FWA full bench dismisses Endeavour Energy's urine-test appeal
Endeavour Energy has failed in its appeal against a Fair Work Australia decision to prohibit it from introducing random workplace urine testing as part of its new drug and alcohol policy.
In March, Senior Deputy President Jonathon Hamberger found - in a dispute between Endeavour and unions - that oral fluid testing was a more appropriate method for determining whether employees were under the influence of drugs such as cannabis at work.
On appeal, the employer told a full bench - Senior Deputy Presidents Alan Boulton and Matthew O'Callaghan and Commissioner Greg Harrison - that Senior Deputy President Hamberger failed to properly consider the merits of urine testing, was influenced by a non-expert witness, and failed to follow an earlier FWA case involving HWE Mining, which found saliva swabs were less reliable than urine tests.
But the bench yesterday found the circumstances in HWE Mining were different (because HWE had an established urine testing regime), and that it was "open and appropriate" for Senior Deputy President Hamberger to conclude that saliva tests should be adopted as part of the employer's policy.
The Australian Mines and Metals Association, which supported Endeavour's appeal, said the decision was another example of the Tribunal's "capacity to impact on an employer's ability to manage their own business".
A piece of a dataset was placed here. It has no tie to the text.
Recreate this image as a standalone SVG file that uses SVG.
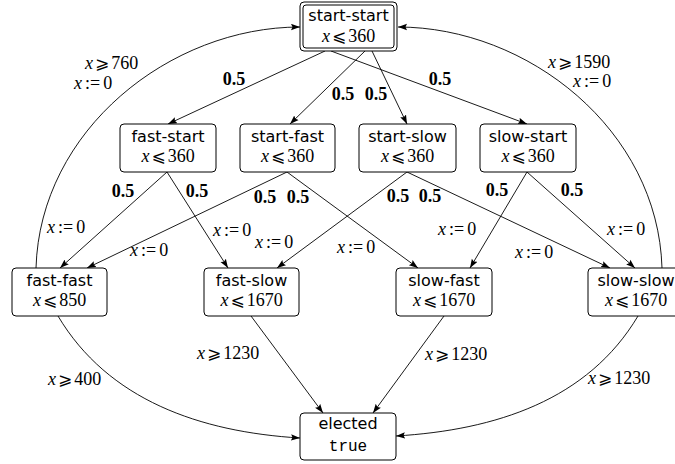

"The findings will be of fundamental concern to the mining industry which has pioneered stringent safety measures and has a strong case for urine testing as the preferred way to manage occupational health and safety obligations at many worksites," the employer body said.
Endeavour Energy v Communications, Electrical, Electronic, Energy, Information, Postal, Plumbing and Allied Services Union of Australia and others  FWAFB 4998 (14 August 2012)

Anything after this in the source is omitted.